What the task requires –
Quote all lines below exactly. Images stay out.

______

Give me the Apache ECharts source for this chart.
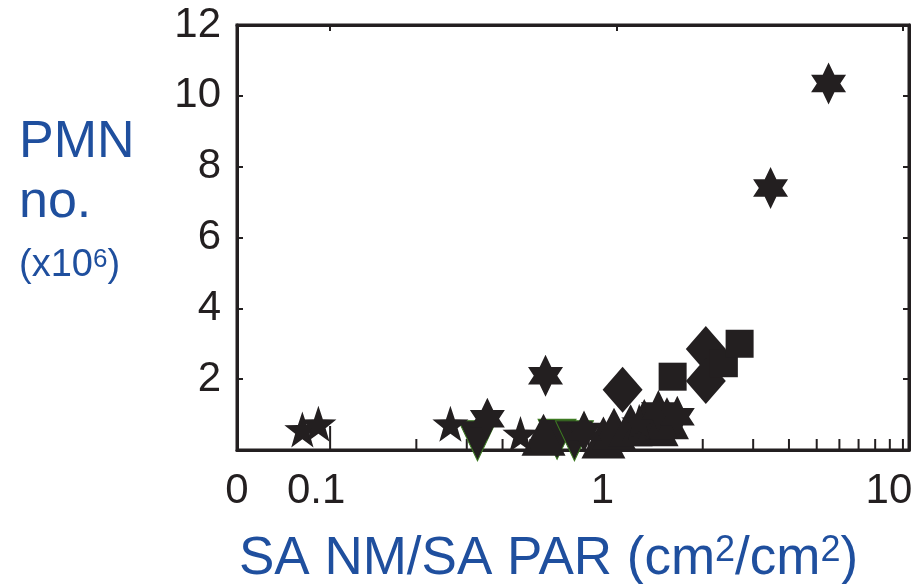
<!DOCTYPE html>
<html>
<head>
<meta charset="utf-8">
<script src="https://cdn.jsdelivr.net/npm/echarts@6/dist/echarts.min.js"></script>
<style>
html,body{margin:0;padding:0;background:#fff}
#main{width:920px;height:584px}
</style>
</head>
<body>
<div id="main"></div>
<script>
// marker data: [SA NM / SA PAR, PMN no. (x10^6)]
var hexStars = [[5.5,10.35],[3.45,7.4],[0.565,2.1],[0.354,0.88],[0.77,0.52],[1.4,1.1],[1.63,0.94]]
var fiveStars = [[0.08,0.58],[0.091,0.74],[0.263,0.74],[0.462,0.45],[1.2,0.8]]
var trianglesUp = [[0.556,0.43],[0.9,0.35],[0.98,0.6],[1.12,0.7],[1.25,0.85],[1.38,0.7],[1.5,0.9]]
var trianglesDown = [[0.327,0.26],[0.62,0.3],[0.713,0.26]]
var diamonds = [[1.05,1.7],[2.05,2.85],[2.05,1.95]]
var squares = [[1.57,2.07],[2.37,2.45],[2.69,3.0]]
// bottom axis tick positions
var xTicks = [0.1,0.2,0.3,0.4,0.5,0.6,0.7,0.8,0.9,2,3,4,5,6,7,8,9,10]

var ink = '#231f20'
var blue = '#1f4f9e'
var font = 'Liberation Sans, Arial, sans-serif'
var hexPath = 'path://M0,-12 L2.9,-5 8.66,-5 5.8,0 8.66,5 2.9,5 0,12 -2.9,5 -8.66,5 -5.8,0 -8.66,-5 -2.9,-5 Z'
var starPath = 'path://M0,-10 L2.35,-3.24 9.51,-3.09 3.8,1.24 5.88,8.09 0,4 -5.88,8.09 -3.8,1.24 -9.51,-3.09 -2.35,-3.24 Z'

var chart = echarts.init(document.getElementById('main'))

function marks(name, data, symbol, size, extra) {
	var s = {name: name, type: 'scatter', data: data, symbol: symbol, symbolSize: size,
		itemStyle: {color: ink, opacity: 1}, z: 3, silent: true}
	return Object.assign(s, extra || {})
}

var option = {
	animation: false,
	grid: {left: 237, right: 11, top: 25, bottom: 134, show: true, borderColor: ink, borderWidth: 3, backgroundColor: 'transparent'},
	title: [
		{text: 'PMN', left: 14, top: 112, textStyle: {fontSize: 52, color: blue, fontWeight: 'normal', fontFamily: font}},
		{text: 'no.', left: 14, top: 172, textStyle: {fontSize: 52, color: blue, fontWeight: 'normal', fontFamily: font}},
		{text: '(x10{s|6})', left: 14, top: 242, textStyle: {fontSize: 38, color: blue, fontWeight: 'normal', fontFamily: font,
			rich: {s: {fontSize: 26, color: blue, fontFamily: font, verticalAlign: 'top', padding: [0,0,12,0]}}}},
		{text: 'SA NM/SA PAR (cm{s|2}/cm{s|2})', left: 234, top: 528, textStyle: {fontSize: 53, color: blue, fontWeight: 'normal', fontFamily: font,
			rich: {s: {fontSize: 36, color: blue, fontFamily: font, verticalAlign: 'top', padding: [0,0,16,0]}}}}
	],
	xAxis: [{
		type: 'log', position: 'bottom', min: 0.0473, max: 10.5,
		axisLine: {onZero: false, lineStyle: {color: ink, width: 3}},
		axisTick: {show: false},
		splitLine: {show: false},
		axisLabel: {
			color: ink, fontSize: 42, fontFamily: font, margin: 20,
			showMinLabel: true, showMaxLabel: false,
			formatter: function (v) {
				if (v < 0.08) return '0'
				if (v > 10.2) return ''
				return '{s|' + (+v.toPrecision(3)) + '}'
			},
			rich: {s: {fontSize: 42, color: ink, fontFamily: font, padding: [0, 28, 0, 0]}}
		}
	}, {
		type: 'log', position: 'top', min: 0.0473, max: 10.5,
		axisLine: {show: true, onZero: false, lineStyle: {color: ink, width: 3}},
		axisTick: {show: true, inside: true, length: 6, lineStyle: {color: ink, width: 2}},
		axisLabel: {show: false},
		splitLine: {show: false}
	}],
	yAxis: [{
		type: 'value', position: 'left', min: 0, max: 12, interval: 2,
		axisLine: {show: true, onZero: false, lineStyle: {color: ink, width: 3}},
		axisTick: {show: true, inside: true, length: 6, lineStyle: {color: ink, width: 2}},
		splitLine: {show: false},
		axisLabel: {color: ink, fontSize: 42, fontFamily: font, margin: 16, showMinLabel: false,
			formatter: function (v) { return v === 0 ? '' : v }}
	}, {
		type: 'value', position: 'right', min: 0, max: 12, interval: 2,
		axisLine: {show: true, onZero: false, lineStyle: {color: ink, width: 3}},
		axisTick: {show: true, inside: true, length: 6, lineStyle: {color: ink, width: 2}},
		splitLine: {show: false},
		axisLabel: {show: false}
	}],
	series: [
		{
			name: 'ticks', type: 'scatter', silent: true, z: 1,
			data: xTicks.map(function (t) { return [t, 0] }),
			symbol: 'rect',
			symbolSize: function (d) { return d[0] === 0.1 ? [2, 24] : [2, 11] },
			symbolOffset: function (d) { return d[0] === 0.1 ? [0, -12] : [0, -5.5] },
			itemStyle: {color: ink, opacity: 1}
		},
		// binds the top and right axes so they are drawn
		{name: 'frame', type: 'scatter', xAxisIndex: 1, yAxisIndex: 1, data: [], silent: true},
		marks('down', trianglesDown, 'path://M0,0 L10,0 5,9 Z', [38, 40],
			{itemStyle: {color: ink, opacity: 1, borderColor: '#3d7a22', borderWidth: 1}}),
		marks('up', trianglesUp, 'triangle', [44, 42]),
		marks('five', fiveStars, starPath, [36, 36]),
		marks('hex', hexStars, hexPath, [35, 42]),
		marks('diamond', diamonds, 'diamond', [40, 46]),
		marks('square', squares, 'rect', [28, 28])
	]
}

option && chart.setOption(option)
</script>
</body>
</html>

______

Task result –
Give me the Apache ECharts source for this chart.
<!DOCTYPE html>
<html>
<head>
<meta charset="utf-8">
<script src="https://cdn.jsdelivr.net/npm/echarts@6/dist/echarts.min.js"></script>
<style>
html,body{margin:0;padding:0;background:#fff}
#main{width:920px;height:584px}
</style>
</head>
<body>
<div id="main"></div>
<script>
// marker data: [SA NM / SA PAR, PMN no. (x10^6)]
var hexStars = [[5.5,10.35],[3.45,7.4],[0.565,2.1],[0.354,0.88],[0.77,0.52],[1.4,1.1],[1.63,0.94]]
var fiveStars = [[0.08,0.58],[0.091,0.74],[0.263,0.74],[0.462,0.45],[1.2,0.8]]
var trianglesUp = [[0.556,0.43],[0.9,0.35],[0.98,0.6],[1.12,0.7],[1.25,0.85],[1.38,0.7],[1.5,0.9]]
var trianglesDown = [[0.327,0.26],[0.62,0.3],[0.713,0.26]]
var diamonds = [[1.05,1.7],[2.05,2.85],[2.05,1.95]]
var squares = [[1.57,2.07],[2.37,2.45],[2.69,3.0]]
// bottom axis tick positions
var xTicks = [0.1,0.2,0.3,0.4,0.5,0.6,0.7,0.8,0.9,2,3,4,5,6,7,8,9,10]

var ink = '#231f20'
var blue = '#1f4f9e'
var font = 'Liberation Sans, Arial, sans-serif'
var hexPath = 'path://M0,-12 L2.9,-5 8.66,-5 5.8,0 8.66,5 2.9,5 0,12 -2.9,5 -8.66,5 -5.8,0 -8.66,-5 -2.9,-5 Z'
var starPath = 'path://M0,-10 L2.35,-3.24 9.51,-3.09 3.8,1.24 5.88,8.09 0,4 -5.88,8.09 -3.8,1.24 -9.51,-3.09 -2.35,-3.24 Z'

var chart = echarts.init(document.getElementById('main'))

function marks(name, data, symbol, size, extra) {
	var s = {name: name, type: 'scatter', data: data, symbol: symbol, symbolSize: size,
		itemStyle: {color: ink, opacity: 1}, z: 3, silent: true}
	return Object.assign(s, extra || {})
}

var option = {
	animation: false,
	grid: {left: 237, right: 11, top: 25, bottom: 134, show: true, borderColor: ink, borderWidth: 3, backgroundColor: 'transparent'},
	title: [
		{text: 'PMN', left: 14, top: 112, textStyle: {fontSize: 52, color: blue, fontWeight: 'normal', fontFamily: font}},
		{text: 'no.', left: 14, top: 172, textStyle: {fontSize: 52, color: blue, fontWeight: 'normal', fontFamily: font}},
		{text: '(x10{s|6})', left: 14, top: 242, textStyle: {fontSize: 38, color: blue, fontWeight: 'normal', fontFamily: font,
			rich: {s: {fontSize: 26, color: blue, fontFamily: font, verticalAlign: 'top', padding: [0,0,12,0]}}}},
		{text: 'SA NM/SA PAR (cm{s|2}/cm{s|2})', left: 234, top: 528, textStyle: {fontSize: 53, color: blue, fontWeight: 'normal', fontFamily: font,
			rich: {s: {fontSize: 36, color: blue, fontFamily: font, verticalAlign: 'top', padding: [0,0,16,0]}}}}
	],
	xAxis: [{
		type: 'log', position: 'bottom', min: 0.0473, max: 10.5,
		axisLine: {onZero: false, lineStyle: {color: ink, width: 3}},
		axisTick: {show: false},
		splitLine: {show: false},
		axisLabel: {
			color: ink, fontSize: 42, fontFamily: font, margin: 20,
			showMinLabel: true, showMaxLabel: false,
			formatter: function (v) {
				if (v < 0.08) return '0'
				if (v > 10.2) return ''
				return '{s|' + (+v.toPrecision(3)) + '}'
			},
			rich: {s: {fontSize: 42, color: ink, fontFamily: font, padding: [0, 28, 0, 0]}}
		}
	}, {
		type: 'log', position: 'top', min: 0.0473, max: 10.5,
		axisLine: {show: true, onZero: false, lineStyle: {color: ink, width: 3}},
		axisTick: {show: true, inside: true, length: 6, lineStyle: {color: ink, width: 2}},
		axisLabel: {show: false},
		splitLine: {show: false}
	}],
	yAxis: [{
		type: 'value', position: 'left', min: 0, max: 12, interval: 2,
		axisLine: {show: true, onZero: false, lineStyle: {color: ink, width: 3}},
		axisTick: {show: true, inside: true, length: 6, lineStyle: {color: ink, width: 2}},
		splitLine: {show: false},
		axisLabel: {color: ink, fontSize: 42, fontFamily: font, margin: 16, showMinLabel: false,
			formatter: function (v) { return v === 0 ? '' : v }}
	}, {
		type: 'value', position: 'right', min: 0, max: 12, interval: 2,
		axisLine: {show: true, onZero: false, lineStyle: {color: ink, width: 3}},
		axisTick: {show: true, inside: true, length: 6, lineStyle: {color: ink, width: 2}},
		splitLine: {show: false},
		axisLabel: {show: false}
	}],
	series: [
		{
			name: 'ticks', type: 'scatter', silent: true, z: 1,
			data: xTicks.map(function (t) { return [t, 0] }),
			symbol: 'rect',
			symbolSize: function (d) { return d[0] === 0.1 ? [2, 24] : [2, 11] },
			symbolOffset: function (d) { return d[0] === 0.1 ? [0, -12] : [0, -5.5] },
			itemStyle: {color: ink, opacity: 1}
		},
		// binds the top and right axes so they are drawn
		{name: 'frame', type: 'scatter', xAxisIndex: 1, yAxisIndex: 1, data: [], silent: true},
		marks('down', trianglesDown, 'path://M0,0 L10,0 5,9 Z', [38, 40],
			{itemStyle: {color: ink, opacity: 1, borderColor: '#3d7a22', borderWidth: 1}}),
		marks('up', trianglesUp, 'triangle', [44, 42]),
		marks('five', fiveStars, starPath, [36, 36]),
		marks('hex', hexStars, hexPath, [35, 42]),
		marks('diamond', diamonds, 'diamond', [40, 46]),
		marks('square', squares, 'rect', [28, 28])
	]
}

option && chart.setOption(option)
</script>
</body>
</html>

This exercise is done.